This is a huge book (over 800 pages) on a theme that could easily take up many, many more pages. As Prakash conveys in the book's preface, her goal is to present to the reader a self-contained means whereby to get to "know the basics of string and superstring theories, just as [we know] calculus, linear algebra, geometry and analysis." This evidently prodigiously diligent and energetic reader will then be provided with "the elements of all the prerequisites" for attacking the aforementioned string and superstring theories equipped with "an overview of other great theories that have preceded it" as well as "a motivational thread to reach the end goal." The question is, of course, whether Prakash succeeds in her ambitious undertaking.

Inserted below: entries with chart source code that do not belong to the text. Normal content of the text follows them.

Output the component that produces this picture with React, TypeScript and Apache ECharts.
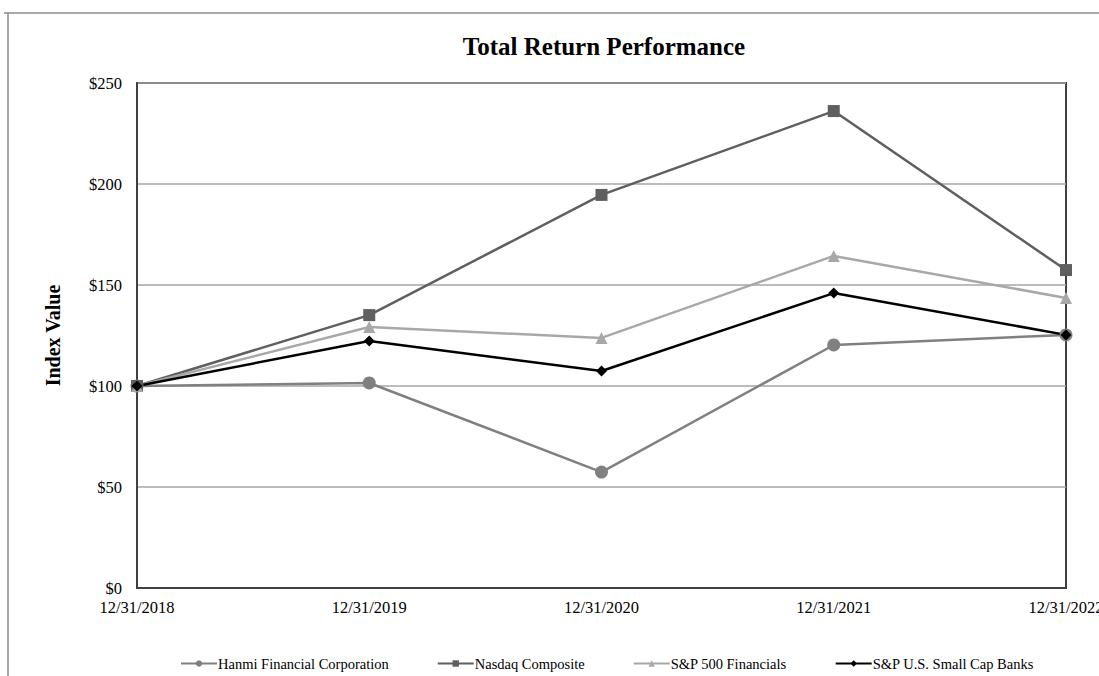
import React, { useEffect, useRef } from "react";
import * as echarts from "echarts";

const categories = ["12/31/2018", "12/31/2019", "12/31/2020", "12/31/2021", "12/31/2022"];
const hanmi = [100, 101.5, 57.4, 120.3, 125.3];
const nasdaq = [100, 135.1, 194.6, 236.1, 157.4];
const sp500Fin = [100, 129.2, 123.8, 164.4, 143.6];
const smallCapBanks = [100, 122.3, 107.4, 146.0, 125.3];
const yTicks = [0, 50, 100, 150, 200, 250];

const serif = "'Liberation Serif', 'Times New Roman', serif";

export default function App() {
  const ref = useRef<HTMLDivElement>(null);
  useEffect(() => {
    const chart = echarts.init(ref.current!, undefined, { renderer: "svg" });
    const mk = (name: string, data: number[], color: string, symbol: string, size: number, width: number) => ({
      name,
      type: "line",
      data,
      symbol,
      symbolSize: size,
      showSymbol: true,
      lineStyle: { color, width },
      itemStyle: { color },
      emphasis: { disabled: true },
    });
    chart.setOption({
      animation: false,
      title: {
        text: "Total Return Performance",
        left: 599,
        textAlign: "center",
        top: 29,
        textStyle: { fontFamily: serif, fontSize: 25, fontWeight: "bold", color: "#000" },
      },
      graphic: [
        { type: "line", shape: { x1: 4, y1: 13, x2: 1099, y2: 13 }, style: { stroke: "#8c8c8c", lineWidth: 1.5 } },
        { type: "line", shape: { x1: 8, y1: 13, x2: 8, y2: 676 }, style: { stroke: "#8c8c8c", lineWidth: 1.5 } },
      ],
      legend: {
        left: 175,
        top: 651,
        itemGap: 48,
        itemWidth: 36,
        itemHeight: 8,
        textStyle: { fontFamily: serif, fontSize: 14.5, color: "#000", padding: [0, 0, 0, -4] },
        data: ["Hanmi Financial Corporation", "Nasdaq Composite", "S&P 500 Financials", "S&P U.S. Small Cap Banks"],
      },
      grid: {
        left: 137,
        right: 33,
        top: 83,
        bottom: 88,
        show: true,
        borderColor: "#404040",
        borderWidth: 2,
        outerBoundsMode: "none",
        containLabel: false,
      },
      xAxis: {
        type: "category",
        data: categories,
        boundaryGap: false,
        axisLine: { lineStyle: { color: "#404040", width: 2 } },
        axisTick: { show: false },
        axisLabel: { fontFamily: serif, fontSize: 16.5, color: "#000", margin: 11 },
      },
      yAxis: {
        type: "value",
        min: yTicks[0],
        max: yTicks[yTicks.length - 1],
        interval: 50,
        name: "Index Value",
        nameLocation: "middle",
        nameGap: 74,
        nameTextStyle: { fontFamily: serif, fontSize: 20, fontWeight: "bold", color: "#000" },
        axisLine: { show: true, lineStyle: { color: "#404040", width: 2 } },
        axisTick: { show: false },
        axisLabel: { fontFamily: serif, fontSize: 16.5, color: "#000", margin: 15, formatter: (v: number) => "$" + v },
        splitLine: { lineStyle: { color: "#a6a6a6", width: 1.5 } },
      },
      series: [
        mk("Hanmi Financial Corporation", hanmi, "#808080", "circle", 13, 2.5),
        mk("Nasdaq Composite", nasdaq, "#5f5f5f", "rect", 12, 2.5),
        mk("S&P 500 Financials", sp500Fin, "#a8a8a8", "triangle", 12, 2.5),
        mk("S&P U.S. Small Cap Banks", smallCapBanks, "#000000", "diamond", 11, 2.5),
      ],
    });
    return () => chart.dispose();
  }, []);
  return <div ref={ref} style={{ position: "absolute", left: 0, top: 0, width: 1099, height: 676, background: "#fff" }} />;
}
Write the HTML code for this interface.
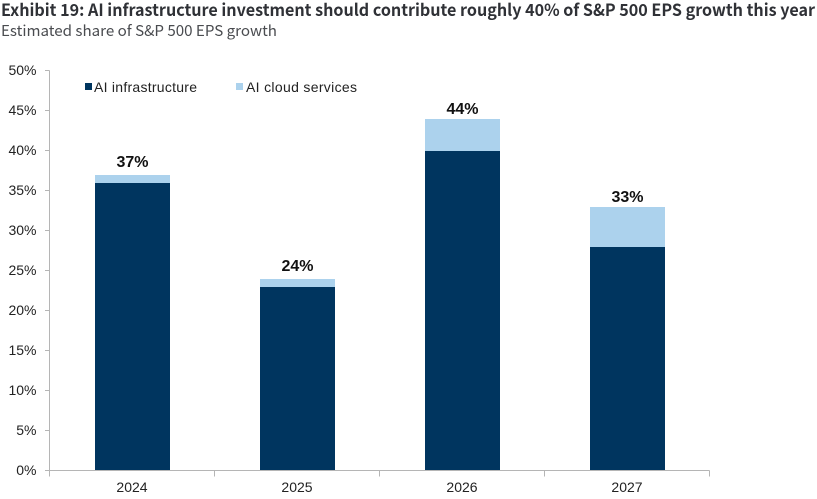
<!DOCTYPE html>
<html>
<head>
<meta charset="utf-8">
<title>Exhibit 19</title>
<style>
html,body{margin:0;padding:0;background:#fff;}
body{width:817px;height:499px;overflow:hidden;}
svg{display:block;}
text{font-family:"Liberation Sans",sans-serif;}
.hd{font-family:"Noto Sans CJK JP","Liberation Sans",sans-serif;}
</style>
</head>
<body>
<svg id="chart" width="817" height="499" viewBox="0 0 817 499" xmlns="http://www.w3.org/2000/svg">
  <text class="hd" x="1" y="16" font-size="16.5" font-weight="700" fill="#2f3136" textLength="814" lengthAdjust="spacingAndGlyphs">Exhibit 19: AI infrastructure investment should contribute roughly 40% of S&amp;P 500 EPS growth this year</text>
  <text class="hd" x="1" y="36" font-size="15" fill="#4a4c50" textLength="276" lengthAdjust="spacingAndGlyphs">Estimated share of S&amp;P 500 EPS growth</text>
  <g id="plot"></g>
  <g>
    <g>
      <rect x="85" y="83" width="7" height="7" fill="#00355f"/>
      <text x="94" y="92" font-size="14" fill="#222" textLength="103" lengthAdjust="spacing">AI infrastructure</text>
    </g>
    <g>
      <rect x="236" y="83" width="7" height="7" fill="#acd2ed"/>
      <text x="246" y="92" font-size="14" fill="#222" textLength="111" lengthAdjust="spacing">AI cloud services</text>
    </g>
  </g>
</svg>
<script>
const categories = ['2024', '2025', '2026', '2027'];
const infrastructure = [36, 23, 40, 28];
const cloudServices = [1, 1, 4, 5];
const totalLabels = ['37%', '24%', '44%', '33%'];
const yTickValues = [0, 5, 10, 15, 20, 25, 30, 35, 40, 45, 50];

const NS = 'http://www.w3.org/2000/svg';
const plot = document.getElementById('plot');
const left = 49.5, bandWidth = 165, barWidth = 75;
const y0 = 470.5, yMax = 50, yPixels = 400;
const y = v => y0 - (v / yMax) * yPixels;
const barY = v => y(v) + 0.5;
const xCenter = i => left + bandWidth * (i + 0.5);

function make(tag, attrs, text) {
  const el = document.createElementNS(NS, tag);
  for (const k in attrs) el.setAttribute(k, attrs[k]);
  if (text !== undefined) el.textContent = text;
  plot.appendChild(el);
  return el;
}
const axisColor = '#b5b5b5';

categories.forEach((cat, i) => {
  const x = xCenter(i) - barWidth / 2 + 0.5;
  const a = infrastructure[i], b = cloudServices[i];
  const r1 = make('rect', {x: x, y: barY(a), width: barWidth, height: barY(0) - barY(a), fill: '#00355f'});
  
  
  const r2 = make('rect', {x: x, y: barY(a + b), width: barWidth, height: barY(a) - barY(a + b), fill: '#acd2ed'});
  
  
  const gap = b >= 4 ? 5 : 8;
  const t = make('text', {x: xCenter(i) + 0.5, y: barY(a + b) - gap, 'font-size': 16, 'font-weight': 700, 'text-anchor': 'middle', fill: '#111'}, totalLabels[i]);
  
  
  const c = make('text', {x: xCenter(i), y: 492, 'font-size': 14, 'text-anchor': 'middle', fill: '#222'}, cat);
  
  
});

yTickValues.forEach(v => {
  const tick = make('line', {x1: 45, x2: left, y1: y(v), y2: y(v), stroke: axisColor, 'stroke-width': 1});
  
  
  const lab = make('text', {x: 36.5, y: y(v) + 4.5, 'font-size': 14, 'text-anchor': 'end', fill: '#222'}, v + '%');
  
  
});

const yAxis = make('line', {x1: left, x2: left, y1: y(yMax), y2: y(0) + 6, stroke: axisColor, 'stroke-width': 1});


const xAxis = make('line', {x1: left, x2: left + bandWidth * categories.length, y1: y(0), y2: y(0), stroke: axisColor, 'stroke-width': 1});


for (let i = 1; i <= categories.length; i++) {
  const xt = left + bandWidth * i;
  const m = make('line', {x1: xt, x2: xt, y1: y(0), y2: y(0) + 6, stroke: axisColor, 'stroke-width': 1});
  
  
}
</script>
</body>
</html>
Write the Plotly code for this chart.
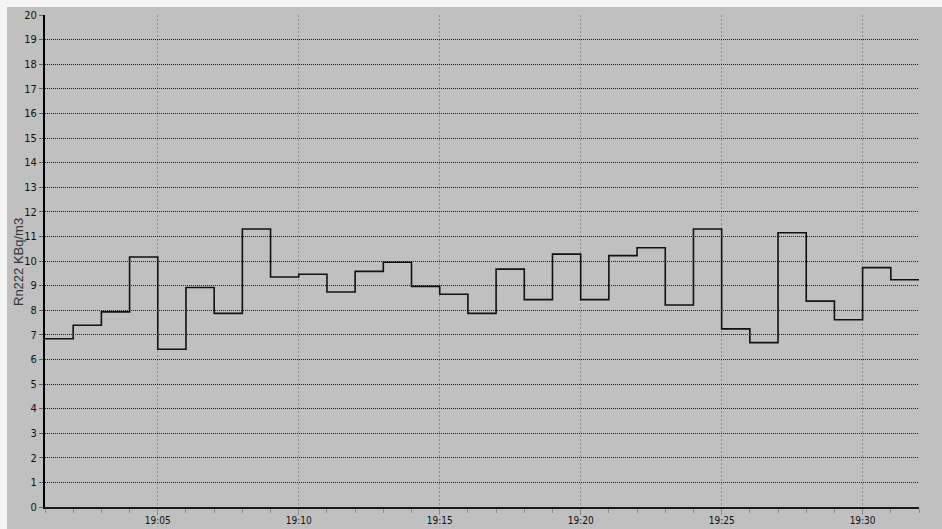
import plotly.graph_objects as go

# Radon-222 concentration, one reading per minute (step start = minutes after 19:00)
step_start_min = [1, 2, 3, 4, 5, 6, 7, 8, 9, 10, 11, 12, 13, 14, 15, 16,
                  17, 18, 19, 20, 21, 22, 23, 24, 25, 26, 27, 28, 29, 30, 31]
rn222_kbq_m3 = [6.84, 7.39, 7.93, 10.16, 6.41, 8.92, 7.87, 11.30, 9.35, 9.46,
                8.74, 9.58, 9.95, 8.97, 8.65, 7.87, 9.67, 8.43, 10.28, 8.43,
                10.22, 10.54, 8.21, 11.30, 7.24, 6.68, 11.15, 8.37, 7.61, 9.73, 9.24]
series_end_min = 32

tick_vals = [5, 10, 15, 20, 25, 30]
tick_text = ["19:05", "19:10", "19:15", "19:20", "19:25", "19:30"]
y_ticks = list(range(0, 21))

W, H = 942, 529
ML, MR, MT, MB = 45, 23, 15, 22
PW, PH = W - ML - MR, H - MT - MB

BG = "#c0c0c0"
FONT_FAMILY = "Liberation Sans Narrow, DejaVu Sans Condensed, Arial Narrow, Liberation Sans, sans-serif"
Y_TICK_FONT = dict(family=FONT_FAMILY, size=11, color="#111111")
X_TICK_FONT = dict(family=FONT_FAMILY, size=10, color="#111111")

# last value is held until the end of the final interval
xs = step_start_min + [series_end_min]
ys = rn222_kbq_m3 + [rn222_kbq_m3[-1]]

fig = go.Figure()
fig.add_trace(go.Scatter(
    x=xs, y=ys, mode="lines", line_shape="hv",
    line=dict(color="#111111", width=1.6),
    hoverinfo="skip", showlegend=False,
))

fig.update_layout(
    width=W, height=H,
    margin=dict(l=ML, r=MR, t=MT, b=MB, pad=0, autoexpand=False),
    paper_bgcolor=BG, plot_bgcolor=BG,
    showlegend=False,
    xaxis=dict(
        range=[step_start_min[0], series_end_min],
        automargin=False,
        tickmode="array", tickvals=tick_vals, ticktext=tick_text,
        ticks="outside", ticklen=6, tickcolor="#8a8a8a", tickwidth=1,
        tickfont=X_TICK_FONT, ticklabelstandoff=-3,
        showgrid=True, gridcolor="#8c8c8c", gridwidth=1, griddash="2px,2px",
        showline=True, linecolor="#1a1a1a", linewidth=2,
        zeroline=False,
        minor=dict(dtick=1, tick0=0, ticks="outside", ticklen=4,
                   tickcolor="#8a8a8a", showgrid=False),
    ),
    yaxis=dict(
        range=[0, 20],
        automargin=False,
        tickmode="array", tickvals=y_ticks, ticktext=[str(v) for v in y_ticks],
        ticks="outside", ticklen=4, tickcolor="#666666", tickwidth=1,
        tickfont=Y_TICK_FONT,
        showgrid=True, gridcolor="#1a1a1a", gridwidth=1.2, griddash="1px,1px",
        showline=True, linecolor="#000000", linewidth=2,
        zeroline=False,
    ),
    annotations=[dict(
        text="Rn222 KBq/m3", textangle=-90,
        xref="paper", yref="paper",
        x=(18 - ML) / PW, y=(H - MB - 262) / PH,
        xanchor="center", yanchor="middle", showarrow=False,
        font=dict(family="Liberation Sans, Arial, sans-serif", size=13, color="#333333"),
    )],
    shapes=[
        # thin white frame along the top and left edges of the window
        dict(type="rect", xref="paper", yref="paper", layer="above",
             x0=-ML / PW, x1=(W - ML) / PW,
             y0=(H - MB - 7) / PH, y1=(H - MB) / PH,
             fillcolor="#f4f4f4", line=dict(width=0)),
        dict(type="rect", xref="paper", yref="paper", layer="above",
             x0=-ML / PW, x1=(7 - ML) / PW,
             y0=-MB / PH, y1=(H - MB) / PH,
             fillcolor="#f4f4f4", line=dict(width=0)),
    ],
)

fig.write_html("out.html")
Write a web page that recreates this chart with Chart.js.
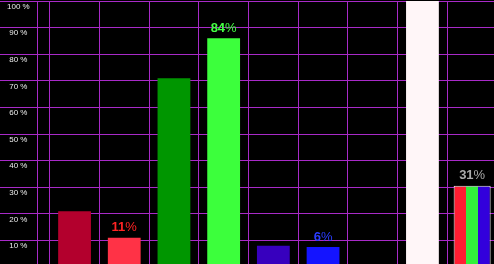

But this question is an unfair one: the titanic size of the subject she is dealing with, coupled with its youth (and early evolutionary stage) and sophistication, render it intrinsically far less accessible than the branches of mathematics Prakash singled out for comparison. Preliminaries and prerequisites to calculus, linear algebra, geometry and analysis are by no means as broad nor as deep as what one requires for string theory and can be taken for granted; the same cannot be said for the material with which Prakash concerns herself. Her stated attempt to include all the indicated mathematical prerequisites for these avant garde topics in current physics between the covers of a single book reminds this reviewer of trying to force the classification of finite groups, soup to nuts, into one volume. And Grothendieck's magnum opus comes to mind, too: his Seminaire de Geometrie Algebrique notes come to over 6000 pages and are characterized as only the beginning (in a sense, at least). Is it not a priori impossible to do justice to subjects this huge (and novel) in works which succeed as textbooks or self-study books? Do such herculean efforts not almost always end up as reference-books? I think so. And this is not a problem: these sources are hugely valuable even though a cover-to-cover reading is too daunting.
I would consider Prakash' book in that light. Its chapters are many, long, and dense, but the individual sections are short and well-constructed. The exercises (Yes, there are exercises!) are generally speaking accessible and hints are provided. So I do recommend the book. But be forwarned, even when browsed in quanta (i.e. in discrete packets) it is not for the timid.